Since then, Irene had not been able to eat a thing, she’d not slept a wink, she was beside herself. Strange expression, that, and yet it seemed apt, because she did feel as though she were hovering outside herself, living through events that barely seemed real, that felt as though she’d read about them or watched them unfold on a television screen, at once distant and yet oddly heightened. Irene could feel herself on the edge of something. She recognized this sensation; it was the start of a slide into a different state of consciousness, when the world as it really was faded away and she was left somewhere else, somewhere frightening and confusing and dangerous, but in which there was the possibility that she would see William again.
Irene’s eyelids were growing heavy, her chin just starting to drop toward her chest, when she felt a shadow pass in front of the window and jerked awake. Carla was outside in the lane, riffling through her handbag, looking for something. Leaning forward, Irene tapped on the window. Carla started, looked up and saw Irene, and nodded, didn’t bother to smile. Irene motioned for her to wait a moment, but Carla had already turned away; she’d found whatever she was looking for in her handbag—the key to next door, presumably—and disappeared.
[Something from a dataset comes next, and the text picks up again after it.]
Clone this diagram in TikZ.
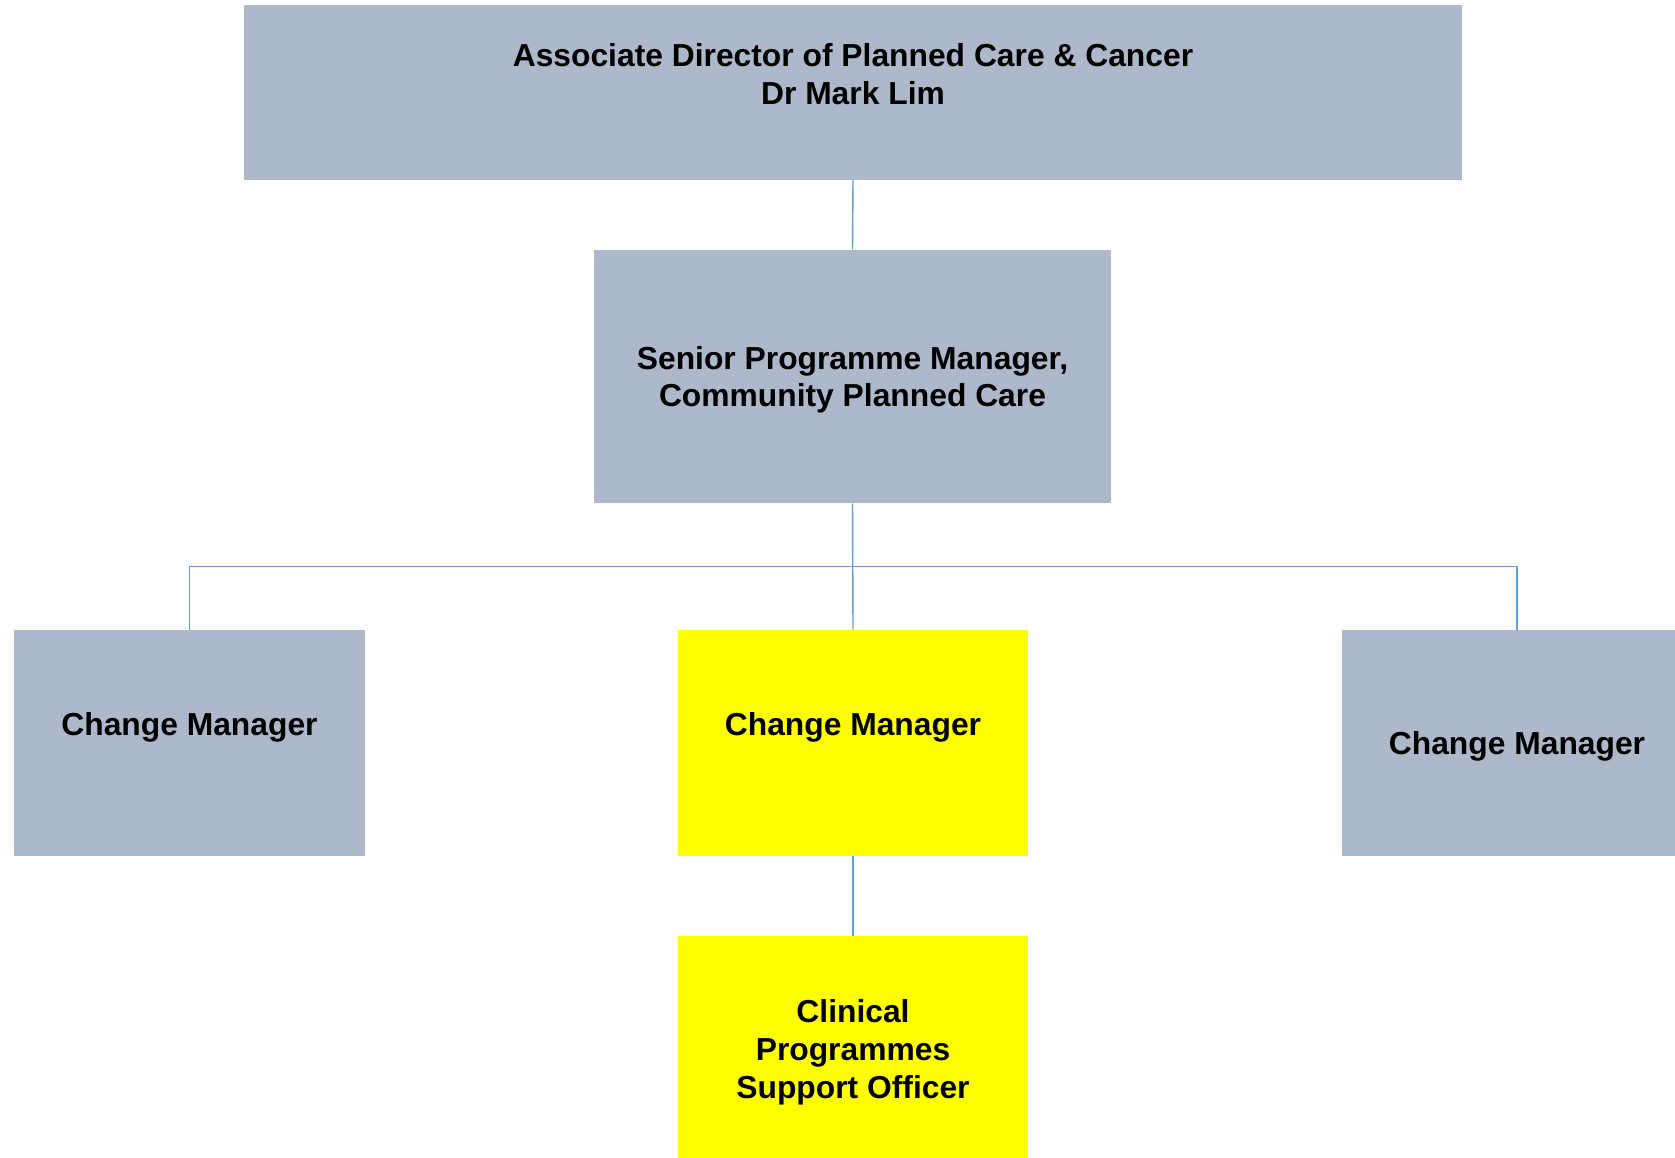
\documentclass[tikz,border=0pt]{standalone}
\usepackage{fontspec}
\setmainfont{Liberation Sans}
\usepackage{xcolor}
\definecolor{boxgrey}{RGB}{173,184,202}
\definecolor{newyellow}{RGB}{255,255,0}
\definecolor{linkblue}{RGB}{100,158,214}
\tikzset{
	post/.style={rectangle, fill=boxgrey, align=center, inner sep=0pt, text depth=0pt,
		font=\fontsize{18.1pt}{21.6pt}\selectfont\bfseries},
	newpost/.style={post, fill=newyellow},
	link/.style={draw=linkblue, line width=0.8pt}
}

\begin{document}
\begin{tikzpicture}[x=0.02cm, y=-0.02cm]
				% Page and clip:
				\useasboundingbox (0, 0) rectangle (1675, 1158);
				\clip (0, 0) rectangle (1675, 1158);
				\fill[white] (0, 0) rectangle (1675, 1158);
				% Posts:
				\node[post, minimum width=24.38cm, minimum height=3.49cm](AD) at (853, 92.6){Associate Director of Planned Care \& Cancer\\Dr Mark Lim\\\mbox{}};
				\node[post, minimum width=10.34cm, minimum height=5.06cm](SPM) at (852.5, 376.5){Senior Programme Manager,\\Community Planned Care};
				\node[post, minimum width=7.02cm, minimum height=4.52cm](CM1) at (189.5, 743){Change Manager\\\mbox{}};
				\node[newpost, minimum width=7.02cm, minimum height=4.52cm](CM2) at (853, 743){Change Manager\\\mbox{}};
				\node[post, minimum width=7.02cm, minimum height=4.52cm](CM3) at (1517, 743){Change Manager};
				\node[newpost, minimum width=7.02cm, minimum height=4.52cm](CPS) at (853, 1049){Clinical\\Programmes\\Support Officer};
				% Connectors:
				\coordinate (bus) at (853, 566.7);
				\draw[link] (AD.south) -- (SPM.north);
				\draw[link] (SPM.south) -- (CM2.north);
				\draw[link] (CM1.north) |- (bus) -| (CM3.north);
				\draw[link] (CM2.south) -- (CPS.north);
			\end{tikzpicture}
\end{document}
Irene sank back into her chair. There was a part of her that wanted desperately to just leave it, to forget the whole thing—after all, Laura was no longer under suspicion for Daniel’s murder. The damage to the poor girl was already done. The police had a new suspect for their crime now; they had Theo Myerson. It was all over the papers: he hadn’t been charged, so the police hadn’t named him, but the secret was out; some sharp-eyed photographer had snapped Myerson exiting a police car at the station, and this, added to the news that “a 52-year-old Islington man” was “helping police with their inquiries” and the fact that charges against Laura Kilbride had been dropped, left little room for doubt.
Poor Theo. Irene closed her eyes. She saw for a moment his stricken expression when he had seen the drawings in the notebook and felt a sharp pang of guilt. While her eyes were closed, Irene saw herself too. She imagined looking in on herself from outside this room, from out in the street, the way Carla Myerson had looked in on her a few moments before. What would Carla have seen? She would have seen a little old woman, bewildered and frightened and alone, staring into space, thinking about the past, if she were thinking about anything at all.
There, in her imagination, was everything Irene feared—seeing herself reduced to a cliché of old age, a person without agency, without hope or future or intention, sitting by herself in a comfortable chair with a blanket over her knees, in the waiting room of death.
Well, bollocks, as Laura might say, to that.